This repo contains an implementation of Dynamic Expectation Maximization (DEM) [1] relying on JAX for fast automatic differentiation. It largely follows the derivation from [2], but adjusted to support nonlinear state transition and output functions as in [1].
The use of automatic differentiation enables our implementation to invert dynamical systems defined by arbitrary differentiable functions. In addition, JAX makes it possible to speed up the procedure on a GPU.
To try out the package, get into your favourite Python virtual environment and run
pip install .
To run the example notebooks, also install
pip install jupyter matplotlib tqdm tabulate
The DEM algorithm API is accessible via two classes:
dem.algo.DEMInputwhich contains input data as well as priors. It is static over the course of DEM.dem.algo.DEMStatewhich contains parameter estimates. It contains all of the terms which vary over the course of DEM. It also includes methods for actually running the algorithm.
Example notebooks in examples/notebooks illustrate how these can be applied. For clarification on what all of the parameters mean, have a look at the documentation of these two classes in the code.

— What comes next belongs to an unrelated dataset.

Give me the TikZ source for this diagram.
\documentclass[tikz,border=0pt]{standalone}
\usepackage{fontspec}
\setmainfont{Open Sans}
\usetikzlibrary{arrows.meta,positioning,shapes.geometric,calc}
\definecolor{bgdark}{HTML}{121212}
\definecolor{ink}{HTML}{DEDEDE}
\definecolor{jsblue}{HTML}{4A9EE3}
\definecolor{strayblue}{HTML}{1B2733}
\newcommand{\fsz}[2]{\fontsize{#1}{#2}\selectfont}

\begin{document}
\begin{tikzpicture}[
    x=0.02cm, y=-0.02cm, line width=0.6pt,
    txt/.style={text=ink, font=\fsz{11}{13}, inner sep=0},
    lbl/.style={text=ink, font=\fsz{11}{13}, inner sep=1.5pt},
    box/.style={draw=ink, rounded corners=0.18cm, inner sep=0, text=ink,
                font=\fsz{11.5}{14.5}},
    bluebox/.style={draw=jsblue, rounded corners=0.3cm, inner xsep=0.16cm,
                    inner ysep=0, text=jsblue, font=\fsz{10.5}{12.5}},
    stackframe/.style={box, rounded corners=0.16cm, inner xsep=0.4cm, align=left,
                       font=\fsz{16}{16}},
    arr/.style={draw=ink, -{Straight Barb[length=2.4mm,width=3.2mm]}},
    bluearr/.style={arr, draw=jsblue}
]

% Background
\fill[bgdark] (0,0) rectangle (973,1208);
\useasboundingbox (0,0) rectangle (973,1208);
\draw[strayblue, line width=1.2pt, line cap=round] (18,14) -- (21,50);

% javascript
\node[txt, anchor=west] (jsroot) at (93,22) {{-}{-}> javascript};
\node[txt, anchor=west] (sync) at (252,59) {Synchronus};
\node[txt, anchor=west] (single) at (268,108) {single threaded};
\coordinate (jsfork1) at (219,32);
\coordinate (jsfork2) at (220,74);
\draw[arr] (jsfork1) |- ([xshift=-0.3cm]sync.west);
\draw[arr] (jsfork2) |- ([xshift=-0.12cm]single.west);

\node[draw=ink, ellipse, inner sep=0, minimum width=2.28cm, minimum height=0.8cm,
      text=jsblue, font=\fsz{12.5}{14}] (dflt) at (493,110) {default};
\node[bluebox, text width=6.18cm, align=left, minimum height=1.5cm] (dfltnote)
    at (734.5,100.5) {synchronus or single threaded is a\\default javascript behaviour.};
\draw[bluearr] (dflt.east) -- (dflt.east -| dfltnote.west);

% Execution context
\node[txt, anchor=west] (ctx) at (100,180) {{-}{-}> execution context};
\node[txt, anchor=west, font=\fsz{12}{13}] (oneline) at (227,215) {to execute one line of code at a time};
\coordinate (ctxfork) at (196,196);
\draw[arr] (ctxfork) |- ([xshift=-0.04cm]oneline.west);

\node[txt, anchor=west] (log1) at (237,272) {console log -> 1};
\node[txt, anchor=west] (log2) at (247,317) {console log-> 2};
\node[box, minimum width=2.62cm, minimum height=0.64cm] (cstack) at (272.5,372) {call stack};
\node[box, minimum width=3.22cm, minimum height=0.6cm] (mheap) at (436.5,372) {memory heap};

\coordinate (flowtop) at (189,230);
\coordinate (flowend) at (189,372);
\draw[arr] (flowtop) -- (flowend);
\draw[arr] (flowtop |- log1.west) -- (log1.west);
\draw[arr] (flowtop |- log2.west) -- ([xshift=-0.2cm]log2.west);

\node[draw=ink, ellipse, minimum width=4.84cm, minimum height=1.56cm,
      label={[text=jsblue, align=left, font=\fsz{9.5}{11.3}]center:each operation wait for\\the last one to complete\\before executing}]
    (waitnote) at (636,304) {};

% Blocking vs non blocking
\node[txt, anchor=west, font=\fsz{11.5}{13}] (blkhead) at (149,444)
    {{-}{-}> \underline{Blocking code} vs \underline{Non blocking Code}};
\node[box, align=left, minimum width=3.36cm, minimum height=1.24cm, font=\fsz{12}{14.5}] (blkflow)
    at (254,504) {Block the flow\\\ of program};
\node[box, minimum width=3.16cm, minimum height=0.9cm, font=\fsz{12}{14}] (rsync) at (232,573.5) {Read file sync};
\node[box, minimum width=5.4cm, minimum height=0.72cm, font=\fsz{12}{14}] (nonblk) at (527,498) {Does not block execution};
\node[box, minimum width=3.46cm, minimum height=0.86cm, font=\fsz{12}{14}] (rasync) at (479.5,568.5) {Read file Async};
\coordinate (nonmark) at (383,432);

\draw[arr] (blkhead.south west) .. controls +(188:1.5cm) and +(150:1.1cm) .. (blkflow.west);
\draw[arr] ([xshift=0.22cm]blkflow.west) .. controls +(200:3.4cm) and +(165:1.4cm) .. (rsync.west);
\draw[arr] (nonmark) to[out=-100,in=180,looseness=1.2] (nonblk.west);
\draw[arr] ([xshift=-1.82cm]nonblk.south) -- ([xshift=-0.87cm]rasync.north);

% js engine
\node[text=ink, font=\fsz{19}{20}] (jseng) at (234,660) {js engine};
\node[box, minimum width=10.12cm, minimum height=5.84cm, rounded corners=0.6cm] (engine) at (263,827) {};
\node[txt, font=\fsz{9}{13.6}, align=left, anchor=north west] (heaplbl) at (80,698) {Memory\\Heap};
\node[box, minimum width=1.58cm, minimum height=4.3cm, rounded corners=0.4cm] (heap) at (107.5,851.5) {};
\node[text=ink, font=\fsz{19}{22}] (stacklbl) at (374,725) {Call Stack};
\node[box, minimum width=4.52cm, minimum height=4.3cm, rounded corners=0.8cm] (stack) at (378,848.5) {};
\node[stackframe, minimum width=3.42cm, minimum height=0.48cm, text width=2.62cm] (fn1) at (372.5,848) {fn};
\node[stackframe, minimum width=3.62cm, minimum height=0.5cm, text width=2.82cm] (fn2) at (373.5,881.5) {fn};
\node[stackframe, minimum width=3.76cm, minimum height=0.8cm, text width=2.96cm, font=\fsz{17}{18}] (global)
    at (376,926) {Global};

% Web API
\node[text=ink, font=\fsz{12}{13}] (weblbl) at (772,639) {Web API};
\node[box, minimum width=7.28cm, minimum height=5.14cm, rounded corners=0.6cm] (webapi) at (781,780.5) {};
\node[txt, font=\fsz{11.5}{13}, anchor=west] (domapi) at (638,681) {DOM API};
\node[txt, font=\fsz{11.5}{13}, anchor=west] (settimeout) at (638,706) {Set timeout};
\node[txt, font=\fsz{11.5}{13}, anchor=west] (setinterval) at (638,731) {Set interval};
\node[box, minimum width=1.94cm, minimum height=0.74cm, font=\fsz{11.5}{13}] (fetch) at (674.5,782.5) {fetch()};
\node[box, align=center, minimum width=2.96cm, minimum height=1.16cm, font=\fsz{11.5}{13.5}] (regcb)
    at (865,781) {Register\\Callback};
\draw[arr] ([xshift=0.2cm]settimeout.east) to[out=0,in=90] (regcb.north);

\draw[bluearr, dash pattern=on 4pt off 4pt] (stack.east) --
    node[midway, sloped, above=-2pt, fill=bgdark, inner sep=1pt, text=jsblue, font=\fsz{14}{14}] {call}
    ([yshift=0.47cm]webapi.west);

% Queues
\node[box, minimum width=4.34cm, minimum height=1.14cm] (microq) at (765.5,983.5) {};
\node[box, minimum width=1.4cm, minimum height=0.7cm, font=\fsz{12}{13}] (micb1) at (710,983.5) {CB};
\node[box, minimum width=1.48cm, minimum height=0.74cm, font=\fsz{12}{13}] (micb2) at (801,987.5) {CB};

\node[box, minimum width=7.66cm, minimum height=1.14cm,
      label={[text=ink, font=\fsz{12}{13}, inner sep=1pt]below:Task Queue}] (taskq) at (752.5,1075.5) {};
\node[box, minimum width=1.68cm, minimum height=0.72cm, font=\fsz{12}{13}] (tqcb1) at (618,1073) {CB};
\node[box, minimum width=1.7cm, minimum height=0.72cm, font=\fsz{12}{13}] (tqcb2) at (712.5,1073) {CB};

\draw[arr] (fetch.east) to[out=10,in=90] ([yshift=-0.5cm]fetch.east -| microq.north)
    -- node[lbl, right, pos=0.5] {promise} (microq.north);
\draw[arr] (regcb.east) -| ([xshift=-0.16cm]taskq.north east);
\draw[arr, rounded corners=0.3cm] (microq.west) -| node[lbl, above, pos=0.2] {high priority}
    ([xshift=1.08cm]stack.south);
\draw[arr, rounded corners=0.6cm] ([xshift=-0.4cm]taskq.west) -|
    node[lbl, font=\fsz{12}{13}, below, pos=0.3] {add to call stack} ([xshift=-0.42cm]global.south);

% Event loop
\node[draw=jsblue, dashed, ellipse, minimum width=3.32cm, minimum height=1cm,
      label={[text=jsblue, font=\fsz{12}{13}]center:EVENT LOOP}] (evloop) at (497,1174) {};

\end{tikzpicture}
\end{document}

The package more or less directly implements of Algorithm 1 from [2], without too many smart optimizations to speed up the procedure or lower memory usage. The purpose of this was to make the implementation relatively simple. For example, Hessians of the massive free action function with respect to dynamic states, parameters, and hyperparameters are computed directly by calling jax.hessian on it.

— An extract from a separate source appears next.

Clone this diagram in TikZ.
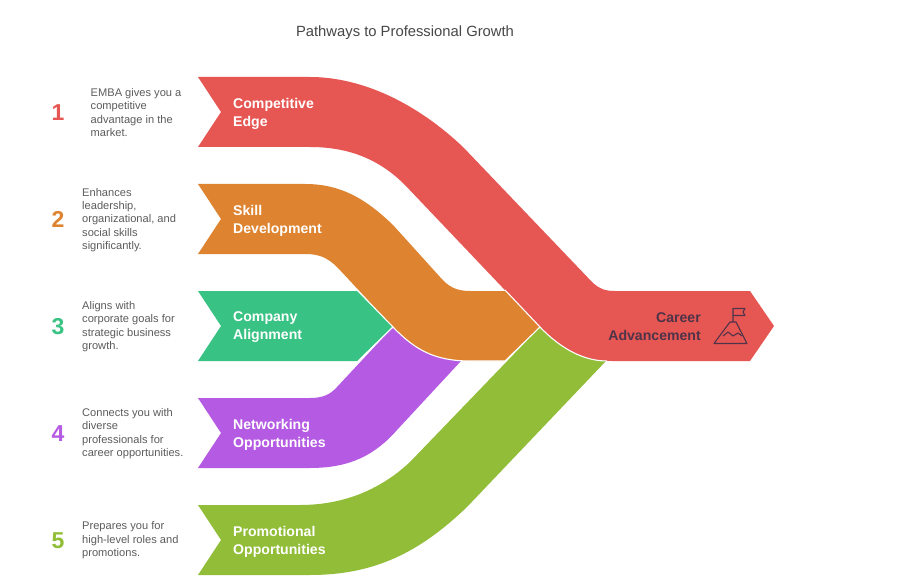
\documentclass[tikz,border=0pt]{standalone}
\usepackage{fontspec}
\setmainfont{Liberation Sans}
\definecolor{cred}{HTML}{E65652}
\definecolor{corange}{HTML}{DE832F}
\definecolor{cgreen}{HTML}{38C283}
\definecolor{cpurple}{HTML}{B55AE3}
\definecolor{clime}{HTML}{91BD38}
\definecolor{cdark}{HTML}{4F3349}
\definecolor{ctext}{HTML}{5C5C5C}
\tikzset{
  x=1pt,y=-1pt,
  gap/.style={draw=white,line width=1.1pt},
  lab/.style={font=\fontsize{14.1}{18}\selectfont\bfseries,text=white,align=left,anchor=west,inner sep=0pt},
  desc/.style={font=\fontsize{11.1}{13.4}\selectfont,text=ctext,align=left,anchor=west,inner sep=0pt},
  num/.style={font=\fontsize{23}{25}\selectfont\bfseries,anchor=center,inner sep=0pt},
  icon/.style={draw=cdark,line width=1.1pt,line join=round}
}
\begin{document}
\begin{tikzpicture}
\useasboundingbox (0,0) rectangle (900,583);
\fill[white] (0,0) rectangle (900,583);
% lime band
\fill[clime] (198,505) -- (300,505) .. controls (340,505) and (378,492) .. (410,462) -- (540,327) -- (606,361) -- (467,507) .. controls (420,552) and (375,575) .. (310,575) -- (198,575) -- (221,540) -- cycle;
% purple band
\fill[cpurple] (198,398) -- (310,398) .. controls (322,398) and (330,395) .. (337,387) -- (393,327) -- (461,361) -- (397,430) .. controls (375,455) and (350,468) .. (310,468) -- (198,468) -- (221,433) -- cycle;
% green band
\fill[cgreen] (198,291) -- (358,291) -- (393,326) -- (358,361) -- (198,361) -- (221,326) -- cycle;
\draw[gap] (358,361) -- (393,327);
% orange band
\fill[corange] (198,184) -- (305,184) .. controls (340,184) and (365,198) .. (393,225) -- (440,277) .. controls (448,286) and (455,291) .. (470,291) -- (520,291) -- (540,327) -- (505,361) -- (470,361) .. controls (435,361) and (415,350) .. (393,327) -- (338,268) .. controls (328,258) and (320,254) .. (305,254) -- (198,254) -- (221,219) -- cycle;
\draw[gap] (357,290) -- (393,327) .. controls (415,350) and (435,361) .. (470,361) -- (505,361) -- (540,327);
% red band
\fill[cred] (198,77) -- (310,77) .. controls (355,77) and (410,97) .. (463,147) -- (593,283) .. controls (600,289) and (605,291) .. (615,291) -- (750,291) -- (774,326) -- (750,361) -- (612,361) .. controls (585,361) and (562,350) .. (540,327) -- (405,185) .. controls (380,160) and (350,147) .. (310,147) -- (198,147) -- (221,112) -- cycle;
\draw[gap] (505,290) -- (540,327) .. controls (562,350) and (585,361) .. (607,361);
% labels
\node[lab] (n1) at (233,113.5) {Competitive\\Edge};
\node[lab] (n2) at (233,220.5) {Skill\\Development};
\node[lab] (n3) at (233,327.5) {Company\\Alignment};
\node[lab] (n4) at (233,434.5) {Networking\\Opportunities};
\node[lab] (n5) at (233,541.5) {Promotional\\Opportunities};
\node[lab,text=cdark,align=right,anchor=east] (n6) at (701,327) {Career\\Advancement};
% numbers
\node[num,text=cred] (a1) at (58,112.5) {1};
\node[num,text=corange] (a2) at (58,219.5) {2};
\node[num,text=cgreen] (a3) at (58,326.5) {3};
\node[num,text=cpurple] (a4) at (58,433.5) {4};
\node[num,text=clime] (a5) at (58,540.5) {5};
% descriptions
\node[desc] (d1) at (90.5,112.5) {EMBA gives you a\\competitive\\advantage in the\\market.};
\node[desc] (d2) at (82,220) {Enhances\\leadership,\\organizational, and\\social skills\\significantly.};
\node[desc] (d3) at (82,326.5) {Aligns with\\corporate goals for\\strategic business\\growth.};
\node[desc] (d4) at (82,433.5) {Connects you with\\diverse\\professionals for\\career opportunities.};
\node[desc] (d5) at (82,540.5) {Prepares you for\\high-level roles and\\promotions.};
% title
\node[font=\fontsize{14.8}{16}\selectfont,text=black!72,inner sep=0pt] (title) at (405,33) {Pathways to Professional Growth};
% icon
\draw[icon] (714,343.5) -- (730,322) -- (736,322) -- (747,343.5) -- cycle;
\draw[icon] (733,322) -- (733,308.5) -- (745,308.5) -- (743,312) -- (745,315.5) -- (733,315.5);
\draw[icon] (723,336) -- (728,332) -- (733,336) -- (738,333) -- (742,336);
\end{tikzpicture}
\end{document}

Unfortunately, this causes large memory usage, and makes the procedure slower than it could otherwise be. In case the memory runs out, some functions support a low_memory argument that lets them use a slower but less memory-intensive algorithm.
Some ways to speed it up and to make it more memory efficient:
- Implementing optimizations from SPM or dempy.

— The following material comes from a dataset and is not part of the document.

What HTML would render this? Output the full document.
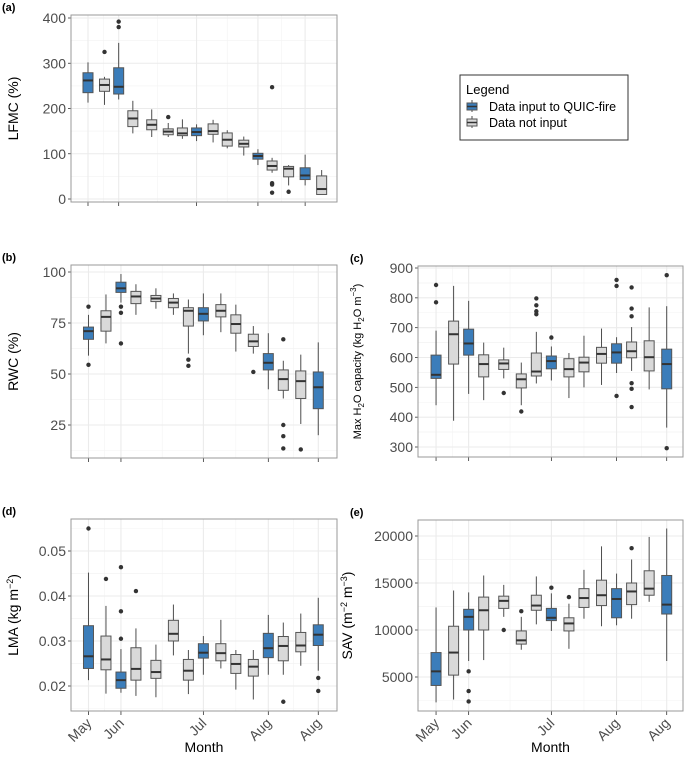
<!DOCTYPE html>
<html><head><meta charset="utf-8"><style>
body{margin:0;background:#fff;font-family:"Liberation Sans",Arial,sans-serif}
svg text{font-family:"Liberation Sans",Arial,sans-serif}
</style></head><body>
<svg id="fig" width="685" height="760" xmlns="http://www.w3.org/2000/svg"></svg>
<script>
// shared sample days (days since first sampling)
const daysA = [0,7,13,19,27,34,40,46,53,59,66,72,78,85,92,99];
const days = [0,7,13,19,27,34,40,46,53,59,66,72,78,85,92];
const inputA = [1,0,1,0,0,0,0,1,0,0,0,1,0,0,1,0];
const inputB = [1,0,1,0,0,0,0,1,0,0,0,1,0,0,1];
const monthTickDays = [0,13,46,72,92];
const monthTickLabels = ["May","Jun","Jul","Aug","Aug"];
// [min,q1,median,q3,max]
const lfmcStats = [[213,235,262,279,302],[208,238,252,265,270],[220,232,248,290,345],[145,160,178,195,217],[137,153,164,175,198],[137,142,149,155,168],[133,140,145,157,176],[128,140,148,157,165],[125,143,150,166,175],[112,117,131,146,152],[96,115,122,130,138],[75,88,95,101,110],[58,64,73,84,91],[30,49,67,72,75],[30,43,52,69,98],[10,10,22,51,64]];
const lfmcOut = [[],[325],[380,392],[],[],[181],[],[],[],[],[],[],[247,35,32,14],[16],[],[]];
const rwcStats = [[59,67,71,73,79],[65,71,78,81,89],[85,90,92,95,99],[79,84.5,88,90.5,94],[82,85.5,87,88.5,92],[79,82.5,85,87,89.5],[60,73.5,81,82.5,86.5],[69,76,79.5,82.5,89.5],[70.5,78,81,84,89.5],[61,70,74.5,79,84],[60,63.5,66,69.5,73.5],[42.5,52,55.5,60,70],[38,42,47.5,52,56.5],[25.5,38,46.5,51.5,59.5],[20,33,43.5,51,65.5]];
const rwcOut = [[83,54.5],[],[83,80,65],[],[],[],[57,54],[],[],[],[51],[],[67,25,19.5,13.5],[13],[]];
const capStats = [[440,530,542,608,690],[388,578,678,722,840],[478,608,647,695,790],[457,535,578,609,650],[530,560,580,592,633],[440,498,527,545,583],[513,538,553,615,686],[523,562,588,605,637],[464,535,561,596,615],[500,552,583,601,673],[508,581,612,634,697],[548,581,617,646,668],[555,599,621,652,702],[493,555,601,656,768],[365,495,578,628,772]];
const capOut = [[843,785],[],[],[],[481],[419],[745,755,775,798],[667],[],[],[],[471,840,860],[434,495,514,738,764,835],[],[876,296]];
const lmaStats = [[.0213,.0239,.0266,.0334,.0452],[.0183,.0236,.0259,.0311,.0378],[.0185,.0195,.0213,.0231,.0282],[.0178,.0213,.0238,.0285,.0328],[.0175,.0217,.0231,.0257,.0292],[.0268,.0300,.0316,.0346,.0381],[.0182,.0213,.0234,.0259,.0280],[.0225,.0262,.0274,.0294,.0311],[.0239,.0256,.0273,.0294,.0347],[.0192,.0228,.0249,.0270,.0280],[.0170,.0222,.0243,.0259,.0280],[.0225,.0263,.0284,.0317,.0358],[.0225,.0256,.0289,.0310,.0341],[.0245,.0276,.0290,.0319,.0361],[.0234,.0290,.0314,.0336,.0396]];
const lmaOut = [[.055],[.0438],[.0305,.0366,.0464],[.0411],[],[],[],[],[],[],[],[],[.0165],[],[.0218,.0189]];
const savStats = [[2300,4100,5600,7600,12400],[2600,5200,7600,10400,14200],[6700,10000,11400,12200,14000],[6800,10000,12100,13500,15800],[11400,12300,13100,13600,14800],[7900,8500,8900,9900,11400],[10600,12100,12600,13700,15700],[9900,11000,11300,12300,13900],[8000,9900,10700,11300,12800],[11200,12400,13400,14400,16400],[10400,12600,13700,15300,18900],[10500,11300,13300,14400,16000],[11200,12700,14100,15000,17500],[13000,13700,14400,16300,19900],[6700,11700,12700,15800,20800]];
const savOut = [[],[],[5600,3500,2400],[],[10000],[12000],[],[14500],[13500],[],[],[],[18700],[],[]];
const lfmcTicks=[0,100,200,300,400], rwcTicks=[25,50,75,100], capTicks=[300,400,500,600,700,800,900], lmaTicks=[0.02,0.03,0.04,0.05], savTicks=[5000,10000,15000,20000];

const NS="http://www.w3.org/2000/svg";
const svg=document.getElementById('fig');
function el(tag,attrs,parent){const e=document.createElementNS(NS,tag);for(const k in attrs)e.setAttribute(k,attrs[k]);(parent||svg).appendChild(e);return e;}
const BLUE="#3b7dba", GREY="#d9d9d9";

function panel(o){
  const g=el('g',{});
  
  
  const xs=d=>o.x0+(d-o.dMin)/(o.dMax-o.dMin)*(o.x1-o.x0);
  const ys=v=>o.yA+(v-o.vA)/(o.vB-o.vA)*(o.yB-o.yA);
  el('rect',{x:o.x0,y:o.y0,width:o.x1-o.x0,height:o.y1-o.y0,fill:'#fff'},g);
  for(let i=0;i<o.ticks.length;i++){
    const step=o.ticks[1]-o.ticks[0];
    for(const v of [o.ticks[i]-step/2,o.ticks[i]+step/2]){const y=ys(v);if(y>o.y0&&y<o.y1)el('line',{x1:o.x0,x2:o.x1,y1:y,y2:y,stroke:'#f3f3f3','stroke-width':0.6},g);}
  }
  for(let i=0;i<monthTickDays.length-1;i++){const x=xs((monthTickDays[i]+monthTickDays[i+1])/2);el('line',{x1:x,x2:x,y1:o.y0,y2:o.y1,stroke:'#f3f3f3','stroke-width':0.6},g);}
  o.ticks.forEach(v=>{const y=ys(v);
    el('line',{x1:o.x0,x2:o.x1,y1:y,y2:y,stroke:'#ebebeb','stroke-width':1.1},g);
    el('line',{x1:o.x0-3,x2:o.x0,y1:y,y2:y,stroke:'#333','stroke-width':0.8},g);
    const t=el('text',{x:o.x0-5,y:y+5,'text-anchor':'end','font-size':o.tf,fill:'#4d4d4d'},g);t.textContent=o.fmt(v);
    
  });
  monthTickDays.forEach((d,i)=>{const x=xs(d);
    el('line',{x1:x,x2:x,y1:o.y0,y2:o.y1,stroke:'#ebebeb','stroke-width':1.1},g);
    el('line',{x1:x,x2:x,y1:o.y1,y2:o.y1+4,stroke:'#333','stroke-width':0.8},g);
    if(o.xlab){const t=el('text',{x:x+4,y:o.y1+13,'text-anchor':'end','font-size':14,fill:'#4d4d4d',transform:`rotate(-45 ${x+4} ${o.y1+13})`},g);t.textContent=monthTickLabels[i];
      }
  });
  o.stats.forEach((s,i)=>{const x=xs(o.days[i]),w=5,b=el('g',{},g);
    
    
    el('line',{x1:x,x2:x,y1:ys(s[0]),y2:ys(s[4]),stroke:'#4d4d4d','stroke-width':1},b);
    el('rect',{x:x-w,y:ys(s[3]),width:2*w,height:Math.max(0.5,ys(s[1])-ys(s[3])),fill:o.input[i]?BLUE:GREY,stroke:'#555','stroke-width':1},b);
    el('line',{x1:x-w,x2:x+w,y1:ys(s[2]),y2:ys(s[2]),stroke:'#333','stroke-width':2},b);
    o.out[i].forEach(v=>el('circle',{cx:x,cy:ys(v),r:2.2,fill:'#333'},b));
  });
  el('rect',{x:o.x0,y:o.y0,width:o.x1-o.x0,height:o.y1-o.y0,fill:'none',stroke:'#999','stroke-width':1},g);
  const lab=el('text',{x:o.lx,y:o.y0-4,'font-size':11,'font-weight':'bold',fill:'#000'},g);lab.textContent=o.label;
  
  const cy=(o.y0+o.y1)/2;
  const yt=el('text',{x:o.tx,y:cy,'text-anchor':'middle','font-size':o.titleF,fill:'#000',transform:`rotate(-90 ${o.tx} ${cy})`},g);yt.innerHTML=o.title;
  
  if(o.xlab){const mt=el('text',{x:(o.x0+o.x1)/2,y:752,'text-anchor':'middle','font-size':14,fill:'#000'},g);mt.textContent='Month';
    }
}
panel({name:'lfmc',label:'(a)',lx:2,x0:71,x1:337,y0:15,y1:202,dMin:-7.2,dMax:105.5,vA:400,yA:18,vB:0,yB:199,ticks:lfmcTicks,fmt:v=>v,tf:14,stats:lfmcStats,out:lfmcOut,days:daysA,input:inputA,title:'LFMC (%)',tx:18,titleF:14});
panel({name:'rwc',label:'(b)',lx:2,x0:71,x1:337,y0:265,y1:458,dMin:-7,dMax:99.5,vA:100,yA:272,vB:25,yB:425,ticks:rwcTicks,fmt:v=>v,tf:14,stats:rwcStats,out:rwcOut,days:days,input:inputB,title:'RWC (%)',tx:18,titleF:14});
panel({name:'max-h2o-capacity',label:'(c)',lx:350,x0:418,x1:683,y0:266,y1:457,dMin:-7.2,dMax:98.5,vA:900,yA:268,vB:300,yB:447,ticks:capTicks,fmt:v=>v,tf:14,stats:capStats,out:capOut,days:days,input:inputB,title:'Max H<tspan dy="3" font-size="8">2</tspan><tspan dy="-3">O capacity (kg H</tspan><tspan dy="3" font-size="8">2</tspan><tspan dy="-3">O m</tspan><tspan dy="-5" font-size="8">−3</tspan><tspan dy="5">)</tspan>',tx:361,titleF:11});
panel({name:'lma',label:'(d)',lx:2,x0:71,x1:337,y0:519,y1:711,dMin:-7,dMax:99.5,vA:0.05,yA:551,vB:0.02,yB:686,ticks:lmaTicks,fmt:v=>v.toFixed(2),tf:14,stats:lmaStats,out:lmaOut,days:days,input:inputB,title:'LMA (kg m<tspan dy="-5" font-size="9">−2</tspan><tspan dy="5">)</tspan>',tx:18,titleF:14,xlab:true});
panel({name:'sav',label:'(e)',lx:350,x0:418,x1:683,y0:520,y1:711,dMin:-7.2,dMax:98.5,vA:20000,yA:536,vB:5000,yB:677,ticks:savTicks,fmt:v=>v,tf:14,stats:savStats,out:savOut,days:days,input:inputB,title:'SAV (m<tspan dy="-5" font-size="9">−2</tspan><tspan dy="5"> m</tspan><tspan dy="-5" font-size="9">−3</tspan><tspan dy="5">)</tspan>',tx:352,titleF:14,xlab:true});
const lg=el('g',{});


el('rect',{x:460,y:75,width:168,height:65,fill:'#fff',stroke:'#333','stroke-width':1},lg);
const lt=el('text',{x:466,y:94,'font-size':13,fill:'#000'},lg);lt.textContent='Legend';
[['Data input to QUIC-fire',BLUE,111],['Data not input',GREY,127]].forEach(([txt,c,y])=>{
  const e=el('g',{},lg);
  
  
  el('line',{x1:472,x2:472,y1:y-11,y2:y+1,stroke:'#4d4d4d'},e);
  el('rect',{x:467,y:y-8,width:10,height:7,fill:c,stroke:'#555'},e);
  el('line',{x1:467,x2:477,y1:y-4.5,y2:y-4.5,stroke:'#333','stroke-width':1.5},e);
  const t=el('text',{x:489,y:y,'font-size':12.5,fill:'#000'},e);t.textContent=txt;
});
</script>
</body></html>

- Implementing optimizations from Algorithm 2 of [2] to the extent that they allow for nonlinear state transition and output functions.
Two PyTorch implementations of DEM are kept in the branch legacy-torch. These were removed from the main branch because they were considerably slower than the JAX implementation, to the extent that they weren't really usable. The cause of this is that PyTorch compilation does not, as of writing, support all of the operations used in these implementations.
- Statistical Parametric Mapping (SPM) - the most extensive package implementing DEM, written in MATLAB
- dempy - a Python implementation based on SPM, using symengine for symbolic differentiation and NumPy for numerical operations.
- DEM_LTI - a MATLAB implementation of DEM for LTI systems used in [2].
[1] K. J. Friston, N. Trujillo-Barreto, and J. Daunizeau, “DEM: A variational treatment of dynamic systems,” NeuroImage, vol. 41, no. 3, pp. 849–885, Jul. 2008, doi: 10.1016/j.neuroimage.2008.02.054.
[2] A. Anil Meera and M. Wisse, “Dynamic Expectation Maximization Algorithm for Estimation of Linear Systems with Colored Noise,” Entropy (Basel), vol. 23, no. 10, p. 1306, Oct. 2021, doi: 10.3390/e23101306.